Pruning is one of the most important tasks in the vine growing cycle. The pruning season begins after the first frosts in autumn or winter, when the leaves are falling and at the start of the winter rest period; it can last until the middle of March, in other words, before the plant wakes up and renews its life cycle.
Historically, it has been one of the most important jobs that vine-growers do, despite the fact that this technique has been documented since ancient times. This was probably as a consequence of the appetites of domestic animals, the Greeks, Romans and Arabs, observed that after the animals had eaten the thinnest parts of the vine shoots, the bunches and grapes picked in the following harvest were bigger.
Pruning enables us to position the vegetation; to regulate and balance the plant. In other words, the first consequence is that through pruning we can steer the plant towards a higher or controlled production, which is what we do at the wineries of Familia Martínez Bujanda.
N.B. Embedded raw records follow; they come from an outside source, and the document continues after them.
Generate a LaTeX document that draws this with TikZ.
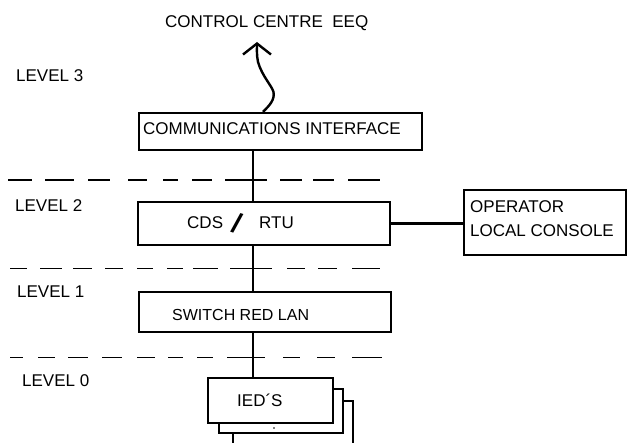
\documentclass[tikz,border=0pt]{standalone}
\usepackage{fontspec}
\setmainfont{Liberation Sans}
\usetikzlibrary{arrows.meta}
\begin{document}
\begin{tikzpicture}[x=1pt,y=-1pt,
  box/.style={draw, line width=2.4pt, fill=white, inner sep=0pt},
  lbl/.style={anchor=base west, inner sep=0pt, font=\fontsize{17}{20}\selectfont},
  wire/.style={line width=2.4pt},
  levelline/.style={line width=1.8pt}]
\clip (0,0) rectangle (628,443);
\fill[white] (0,0) rectangle (628,443);

% level separators
\foreach \a/\b in {8/32,45/74,88/110,128/147,163/178,192/212,225/267,280/302,313/334,348/380}
  \draw[levelline] (\a,180) -- (\b,180);
\foreach \a/\b in {10/27,40/62,73/92,105/123,137/153,167/183,193/218,230/272,287/305,318/337,352/380}
  \draw[levelline] (\a,268.5) -- (\b,268.5);
\foreach \a/\b in {10/23,38/55,68/88,102/122,137/155,168/183,197/213,227/265,283/300,317/335,352/382}
  \draw[levelline] (\a,357.5) -- (\b,357.5);

% boxes
\node[box, minimum width=283pt, minimum height=37pt] (comm) at (280.5,131.5) {};
\node[box, minimum width=252pt, minimum height=43pt] (cds) at (264,223.5) {};
\node[box, minimum width=162pt, minimum height=65pt] (op) at (545,222.5) {};
\node[box, minimum width=252pt, minimum height=40pt] (sw) at (265,312) {};
\node[box, minimum width=120pt, minimum height=69pt] (ied3) at (293,435.5) {};
\node[box, minimum width=124pt, minimum height=44pt] (ied2) at (281,411) {};
\node[box, minimum width=125pt, minimum height=45pt] (ied) at (270.5,400.5) {};
\fill (274,428) circle (0.9);

% connectors
\coordinate (bus) at (253,0);
\draw[wire] (bus |- comm.south) -- (bus |- cds.north);
\draw[wire] (bus |- cds.south) -- (bus |- sw.north);
\draw[wire] (bus |- sw.south) -- (bus |- ied.north);
\draw[wire] (cds.east) -- (cds.east -| op.west);

\coordinate (wx) at (263,0);
\coordinate (tip) at (257,42);
\draw[wire, -{Straight Barb[length=11pt,width=28pt]}] (wx |- comm.north)
  .. controls (269,106) and (275,100) .. (273.5,92)
  .. controls (272,86) and (262,76) .. (258,62)
  .. controls (256.5,55) and (257,48) .. (tip);

% texts
\node[lbl] (ctrl) at (165,28) {CONTROL CENTRE\ \ EEQ};
\node[lbl] (l3) at (16,82) {LEVEL 3};
\node[lbl] (l2) at (15,212) {LEVEL 2};
\node[lbl] (l1) at (17,297) {LEVEL 1};
\node[lbl] (l0) at (22,386) {LEVEL 0};
\node[lbl] (commt) at (143,135) {COMMUNICATIONS INTERFACE};
\node[lbl] (cdst) at (187,229) {CDS};
\node[inner sep=0pt] (slash) at (237.5,223.5) {\rotatebox{-18}{\bfseries\fontsize{28}{28}\selectfont /}};
\node[lbl] (rtut) at (259,229) {RTU};
\node[lbl] (opt1) at (470,213) {OPERATOR};
\node[lbl] (opt2) at (470,237) {LOCAL CONSOLE};
\node[lbl, font=\fontsize{16}{20}\selectfont] (swt) at (172,320) {SWITCH RED LAN};
\node[lbl] (iedt) at (237,406) {IED´S};
\end{tikzpicture}
\end{document}
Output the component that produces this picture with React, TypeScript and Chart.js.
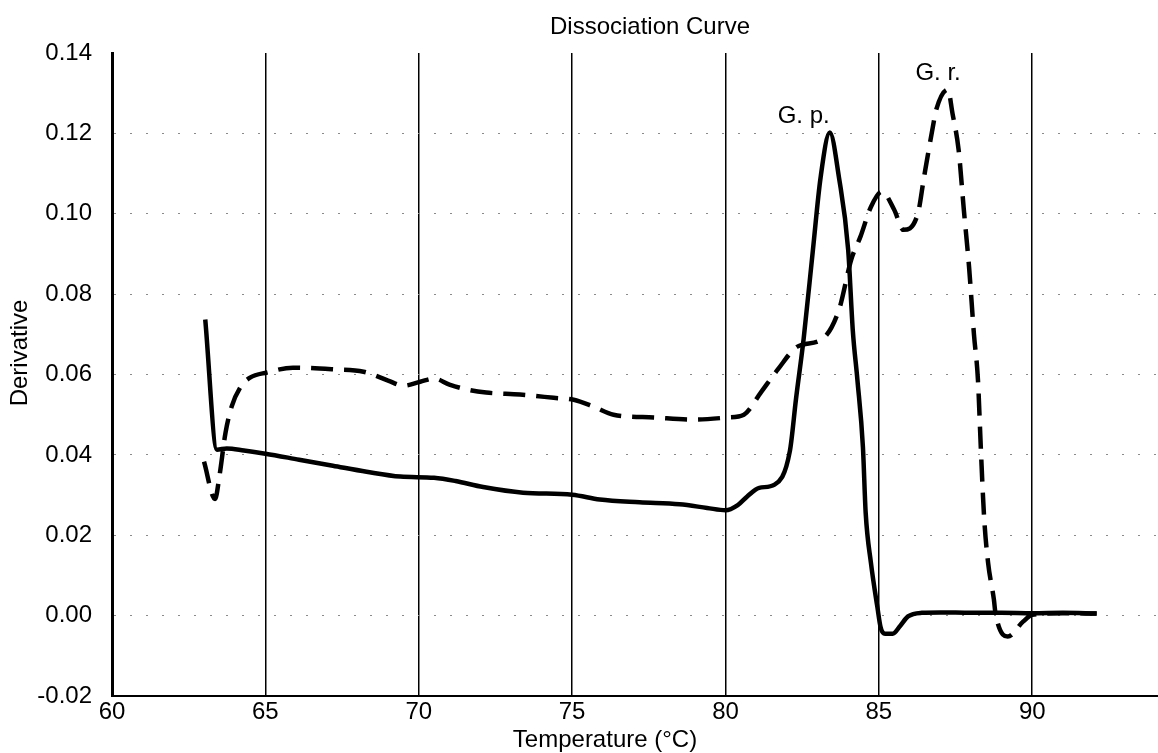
import React, { useEffect, useRef } from "react";
import { Chart, registerables } from "chart.js";

Chart.register(...registerables);

// ---- Data ----
const gpTemp = [
  63.04, 63.42, 63.74, 64.3, 65.0, 66.1, 67.2, 68.3, 69.4, 70.5, 71.2, 72.1, 73.4, 75.0, 75.9,
  77.2, 78.5, 79.4, 80.0, 80.4, 80.7, 81.1, 81.6, 82.1, 82.3, 82.55, 82.85, 83.1, 83.4, 83.7,
  84.0, 84.15, 84.3, 84.48, 84.57, 84.74, 84.95, 85.06, 85.2, 85.45, 85.7, 85.95, 86.4, 87.0,
  88.0, 89.0, 90.0, 91.0, 92.1,
];
const gpDeriv = [
  0.0737, 0.0413, 0.0416, 0.0411, 0.0403, 0.0388, 0.0373, 0.0358, 0.0346, 0.0343, 0.0335, 0.032,
  0.0306, 0.0301, 0.0289, 0.0282, 0.0277, 0.0268, 0.0262, 0.0275, 0.0296, 0.0318, 0.0326, 0.041,
  0.054, 0.069, 0.091, 0.109, 0.1202, 0.109, 0.091, 0.071, 0.0587, 0.042, 0.0256, 0.0132, 0.0022,
  -0.003, -0.0045, -0.0045, -0.0025, -0.0002, 0.0007, 0.0008, 0.0007, 0.0007, 0.0006, 0.0007,
  0.0005,
];

const grTemp = [
  63.0, 63.36, 63.5, 63.7, 63.9, 64.2, 64.5, 65.05, 65.9, 67.2, 68.2, 69.0, 69.5, 70.05, 70.5,
  71.0, 71.6, 72.2, 73.3, 74.4, 75.05, 75.7, 76.35, 77.66, 78.96, 80.07, 80.6, 81.15, 81.7, 82.36,
  83.17, 83.7, 84.1, 84.4, 84.74, 85.1, 85.5, 85.8, 86.27, 86.47, 86.76, 86.87, 87.25, 87.4, 87.6,
  87.77, 87.94, 88.1, 88.23, 88.33, 88.43, 88.56, 88.75, 88.8, 89.2, 89.7, 90.0, 91.0, 92.1,
];
const grDeriv = [
  0.0383, 0.029, 0.0346, 0.0455, 0.052, 0.057, 0.0592, 0.0605, 0.0617, 0.0613, 0.0607, 0.0585,
  0.0572, 0.0582, 0.059, 0.0575, 0.0562, 0.0555, 0.055, 0.0542, 0.0537, 0.052, 0.05, 0.0493,
  0.0488, 0.0493, 0.05, 0.0555, 0.0612, 0.067, 0.0689, 0.0761, 0.0886, 0.0943, 0.1017, 0.1055,
  0.101, 0.096, 0.1, 0.109, 0.1216, 0.1259, 0.1309, 0.125, 0.1159, 0.101, 0.0868, 0.07, 0.0587,
  0.0406, 0.0246, 0.0132, 0.004, 0.0007, -0.0052, -0.0015, 0.0002, 0.0006, 0.0005,
];

const peakLabels = ["G. p.", "G. r."];
const peakLabelTemp = [82.55, 86.93];
const peakLabelDeriv = [0.1242, 0.1349];

const chartTitle = "Dissociation Curve";
const xTitle = "Temperature (°C)";
const yTitle = "Derivative";

const FONT = '"Liberation Sans", Arial, Helvetica, sans-serif';

const toPoints = (xs: number[], ys: number[]) => xs.map((x, i) => ({ x, y: ys[i] }));

const textPlugin = {
  id: "textPlugin",
  afterDraw(chart: any) {
    const { ctx, scales } = chart;
    ctx.save();
    ctx.fillStyle = "#000";
    ctx.textAlign = "center";
    ctx.textBaseline = "middle";
    ctx.font = `24px ${FONT}`;
    ctx.fillText(chartTitle, 650, 27);
    ctx.font = `24px ${FONT}`;
    ctx.fillText(xTitle, 605, 740);
    ctx.save();
    ctx.translate(20, 353);
    ctx.rotate(-Math.PI / 2);
    ctx.fillText(yTitle, 0, 0);
    ctx.restore();
    ctx.font = `24px ${FONT}`;
    peakLabels.forEach((t, i) => {
      const px = scales.x.getPixelForValue(peakLabelTemp[i]);
      const py = scales.y.getPixelForValue(peakLabelDeriv[i]);
      ctx.fillText(t, px, py);
    });
    ctx.restore();
  },
};

export default function App() {
  const canvasRef = useRef<HTMLCanvasElement>(null);

  useEffect(() => {
    document.body.style.margin = "0";
    const canvas = canvasRef.current;
    if (!canvas) return;
    const chart = new Chart(canvas, {
      type: "line",
      data: {
        datasets: [
          {
            label: "G. p.",
            data: toPoints(gpTemp, gpDeriv),
            borderColor: "#000",
            borderWidth: 4.5,
            pointRadius: 0,
            fill: false,
            cubicInterpolationMode: "monotone",
          },
          {
            label: "G. r.",
            data: toPoints(grTemp, grDeriv),
            borderColor: "#000",
            borderWidth: 4.5,
            borderDash: [22, 11],
            pointRadius: 0,
            fill: false,
            cubicInterpolationMode: "monotone",
          },
        ],
      },
      options: {
        responsive: false,
        animation: false,
        parsing: true,
        layout: { padding: { top: 53, left: 0, right: 0, bottom: 0 } },
        plugins: {
          legend: { display: false },
          title: { display: false },
          tooltip: { enabled: false },
        },
        scales: {
          x: {
            type: "linear",
            min: 60,
            max: 94.1,
            afterBuildTicks: (scale: any) => {
              scale.ticks = scale.ticks.filter(
                (t: any) => Math.abs(t.value / 5 - Math.round(t.value / 5)) < 1e-6 && t.value <= 90
              );
            },
            afterFit: (scale: any) => {
              scale.height = 57;
            },
            ticks: {
              stepSize: 5,
              color: "#000",
              font: { family: FONT, size: 24 },
              padding: 2,
              maxRotation: 0,
              callback: (v: any) => String(v),
            },
            grid: {
              color: "#000",
              lineWidth: 1.5,
              drawTicks: false,
            },
            border: { display: true, color: "#000", width: 2 },
          },
          y: {
            type: "linear",
            min: -0.02,
            max: 0.14,
            afterFit: (scale: any) => {
              scale.width = 112;
            },
            ticks: {
              stepSize: 0.02,
              color: "#000",
              font: { family: FONT, size: 24 },
              padding: 20,
              callback: (v: any) => Number(v).toFixed(2),
            },
            grid: {
              color: (ctx: any) =>
                ctx.tick && (ctx.tick.value > 0.139 || ctx.tick.value < -0.019)
                  ? "rgba(0,0,0,0)"
                  : "#8a8a8a",
              lineWidth: 1,
              drawTicks: false,
            },
            border: { display: true, color: "#000", width: 3, dash: [2, 14] },
          },
        },
      },
      plugins: [textPlugin],
    });
    return () => chart.destroy();
  }, []);

  return (
    <div style={{ width: 1158, height: 753 }}>
      <canvas ref={canvasRef} width={1158} height={753} style={{ display: "block" }} />
    </div>
  );
}
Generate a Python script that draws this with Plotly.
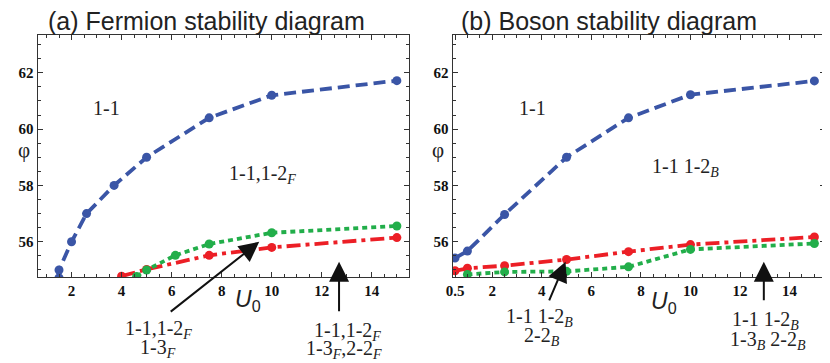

Obtaining wines with characteristics taken from the environment can only be achieved with balanced plants, with sufficient vegetation to withstand the adverse conditions of drought, for example, but also not so excessive that they ‘consume’ the sap and nutrients that the bunches and fruit require.
Pruning is a delicate operation, in that it is an ‘amputation’, which involves cutting organs from the plant. These wounds must be allowed to heal properly and even be disinfected using appropriate products. In this respect, we like to prune during the first cold spell of winter, that way the plant will be properly ‘cured’ when it renews its active cycle and the vine shoots will be dry when they are cut; ensuring clean shear cuts and subsequently correct healing. As a general rule, it is advisable to avoid foggy or particularly humid days when doing these tasks so as to facilitate the healing process.
We can distinguish several types of pruning: vine training, to train the plant in line with the trellis system; production pruning (which we do every winter in order to balance the plant); rejuvenation pruning, which involves cutting off the arms that are dry due to the age of the vine, disease or new vine shoots; and exceptional pruning, when we act due to enforced circumstances on vines which have suffered damage due to frost or hail, for example.
As a general rule, on weak vines and shoots we leave short spurs with few buds so that the plants produce very little and can recover, whilst on strong vines and shoots we do the opposite in order to control their vitality.
We have had a strange autumn and winter, amongst the warmest on record, also with limited water, and we will see whether the true winter weather returns in February or whether the current mild conditions continue and we have early budding. For now, the winter’s work, pruning, is done and we will see how and when the plants wake up from their dormancy.